To the great mysteries, enigmas and half-buried secrets of New York City add this: What is the real number of vacant apartments in the New York City Housing Authority’s buildings?
Despite a waiting list of over 300,000 mostly low-income applicants, NYCHA is sitting on about 7,500 vacant apartments in its projects, according to a report issued last week by the Association of Community Organizations for Reform Now. ACORN’s numbers are based on calculations using the city’s own reports: they subtracted the number of occupied apartments in the system–about 171,692–from the total number of apartments that NYCHA lists as habitable–179,033–and you get 7,341.
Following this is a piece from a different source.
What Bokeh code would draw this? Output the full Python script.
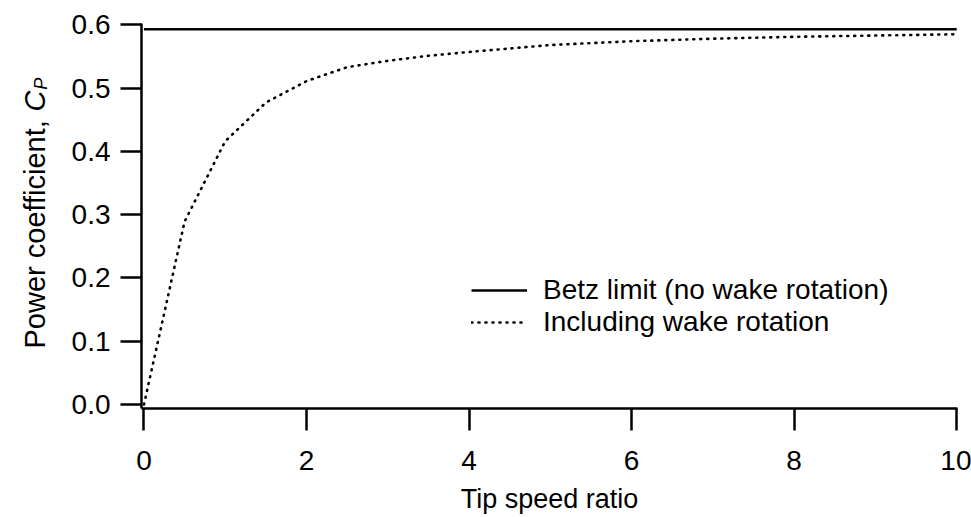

The authority’s explanation for the empty apartments seems to contradict their own statistics. NYCHA spokesman Hilly Gross says 941 of the units are in the process of being rented. The rest–which he numbered at only 4,500 apartments–are either awaiting repair or reserved for disabled tenants, he says. Gross offered no explanation for the 2,000-odd vacancies left over after his calculations.
Yet Gross dismissed the notion that the authority was hoarding apartments. “It is so absurd. It is such an insane argument,” he said. “If you leave [these] apartments vacant, you have lost $4 million [in rental income].”
ACORN, which has clashed with NYCHA for control of tenant associations in several Bronx and Queens projects, charges the apartments are being warehoused so that the city can achieve its long-standing goal of replacing welfare-recipient tenants with residents who earn $25,000 a year or more. In July, a federal judge temporarily halted the authority’s plan to bring in working-class tenants, but the scheme is expected to be green-lighted later this year. ACORN and other low-income tenants groups are fighting to see that it never gets enacted.
“The basic issue is low-income housing and the city is no longer in the business of low-income housing,” says ACORN’s Helene O’Brien. “You can see how that area is going to be set aside for middle-income people.”
The large projects with the highest vacancy rates are: the Albany Houses in Brooklyn (150 out of 1,220 units); the Astoria Houses in Queens (66 out of 1,102); Beach 41st Street in Far Rockaway (111 out of 712); Carey Gardens in Coney Island (48 out of 674); Brownsville in Brooklyn (81 out of 1319); Edenwald in the Bronx (116 out of 2,034); Gowanus in Brooklyn (124 out of 1134); Lincoln in Harlem (98 out of 1283); Mitchel in the Bronx (109 out of 1729) and Van Dyke in Brooklyn (126 out of 1,713).